PROBLEM: Without the pictures, copy all the entries below exactly.

* Start DATASET RECORDS *

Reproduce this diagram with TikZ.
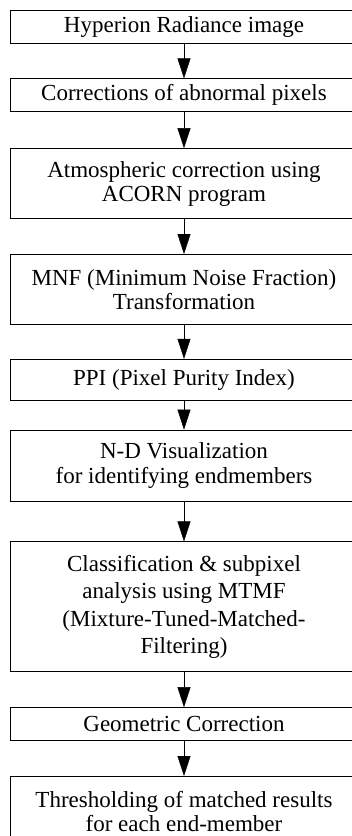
\documentclass[tikz,border=0pt]{standalone}
\usepackage{fontspec}
\setmainfont{Liberation Serif}
\usepackage{tikz}
\usetikzlibrary{arrows.meta,positioning}

\begin{document}
\begin{tikzpicture}[%
    >={Triangle[length=20pt,width=13pt]},
    node distance=35pt,
    stage/.style={draw, rectangle, line width=0.8pt, inner sep=0pt,
      minimum width=348pt, minimum height=33pt, align=center,
      font=\fontsize{23}{23.8}\selectfont}
  ]
  \useasboundingbox (0,0) rectangle (352pt,-836pt);
  \clip (0,0) rectangle (352pt,-836pt);

  \node[stage] (1) at (184pt,-26.5pt) {Hyperion Radiance image};
  \node[stage] (2) [below=of 1] {Corrections of abnormal pixels};
  \node[stage, minimum height=70pt] (3) [below=36pt of 2]
    {Atmospheric correction using\\ACORN program};
  \node[stage, minimum height=70pt] (4) [below=of 3]
    {MNF (Minimum Noise Fraction)\\Transformation};
  \node[stage, minimum height=41pt] (5) [below=34pt of 4]
    {PPI (Pixel Purity Index)};
  \node[stage, minimum height=71pt, font=\fontsize{23}{25}\selectfont] (6) [below=29pt of 5]
    {N-D Visualization\\for identifying endmembers};
  \node[stage, minimum height=130pt, font=\fontsize{23}{27.5}\selectfont] (7) [below=40pt of 6]
    {Classification \& subpixel\\analysis using MTMF\\(Mixture-Tuned-Matched-\\Filtering)};
  \node[stage] (8) [below=of 7] {Geometric Correction};
  \node[stage, minimum height=70pt] (9) [below=of 8]
    {Thresholding of matched results\\for each end-member};

  \path[->] (1) edge (2);
  \path[->] (2) edge (3);
  \path[->] (3) edge (4);
  \path[->] (4) edge (5);
  \path[->] (5) edge (6);
  \path[->] (6) edge (7);
  \path[->] (7) edge (8);
  \path[->] (8) edge (9);

\end{tikzpicture}
\end{document}
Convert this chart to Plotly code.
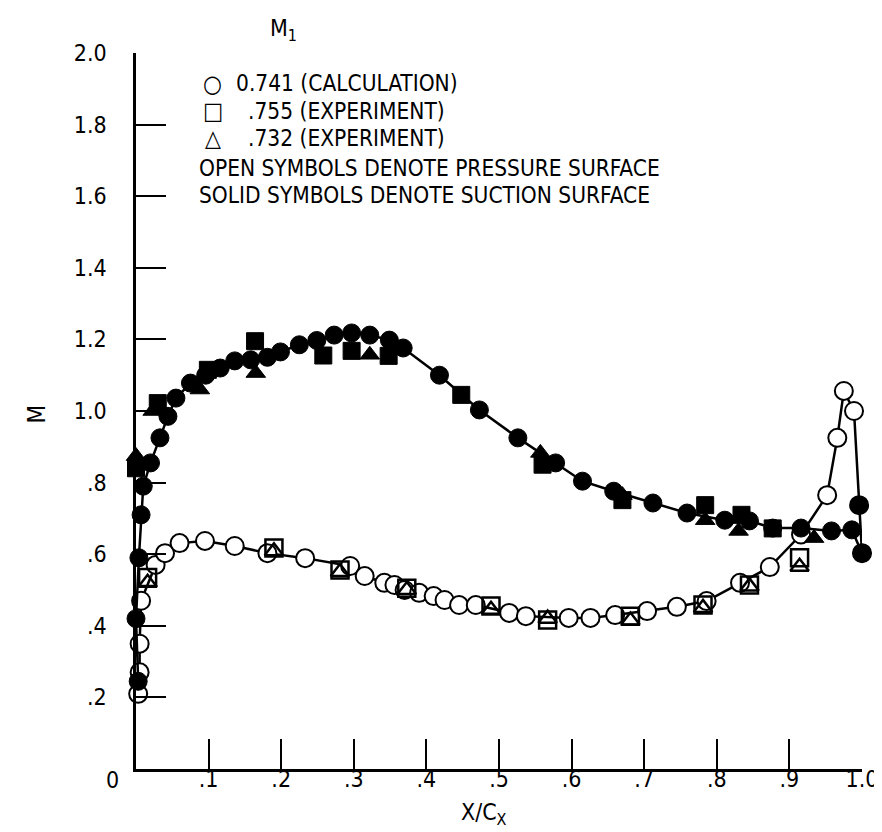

* End DATASET RECORDS *

WRITTEN REPLY:
Reproduce this diagram with TikZ.
\documentclass[tikz,border=0pt]{standalone}
\usepackage{fontspec}
\setmainfont{Liberation Serif}
\usepackage{tikz}
\usetikzlibrary{arrows.meta,positioning}

\begin{document}
\begin{tikzpicture}[%
    >={Triangle[length=20pt,width=13pt]},
    node distance=35pt,
    stage/.style={draw, rectangle, line width=0.8pt, inner sep=0pt,
      minimum width=348pt, minimum height=33pt, align=center,
      font=\fontsize{23}{23.8}\selectfont}
  ]
  \useasboundingbox (0,0) rectangle (352pt,-836pt);
  \clip (0,0) rectangle (352pt,-836pt);

  \node[stage] (1) at (184pt,-26.5pt) {Hyperion Radiance image};
  \node[stage] (2) [below=of 1] {Corrections of abnormal pixels};
  \node[stage, minimum height=70pt] (3) [below=36pt of 2]
    {Atmospheric correction using\\ACORN program};
  \node[stage, minimum height=70pt] (4) [below=of 3]
    {MNF (Minimum Noise Fraction)\\Transformation};
  \node[stage, minimum height=41pt] (5) [below=34pt of 4]
    {PPI (Pixel Purity Index)};
  \node[stage, minimum height=71pt, font=\fontsize{23}{25}\selectfont] (6) [below=29pt of 5]
    {N-D Visualization\\for identifying endmembers};
  \node[stage, minimum height=130pt, font=\fontsize{23}{27.5}\selectfont] (7) [below=40pt of 6]
    {Classification \& subpixel\\analysis using MTMF\\(Mixture-Tuned-Matched-\\Filtering)};
  \node[stage] (8) [below=of 7] {Geometric Correction};
  \node[stage, minimum height=70pt] (9) [below=of 8]
    {Thresholding of matched results\\for each end-member};

  \path[->] (1) edge (2);
  \path[->] (2) edge (3);
  \path[->] (3) edge (4);
  \path[->] (4) edge (5);
  \path[->] (5) edge (6);
  \path[->] (6) edge (7);
  \path[->] (7) edge (8);
  \path[->] (8) edge (9);

\end{tikzpicture}
\end{document}
Convert this chart to Plotly code.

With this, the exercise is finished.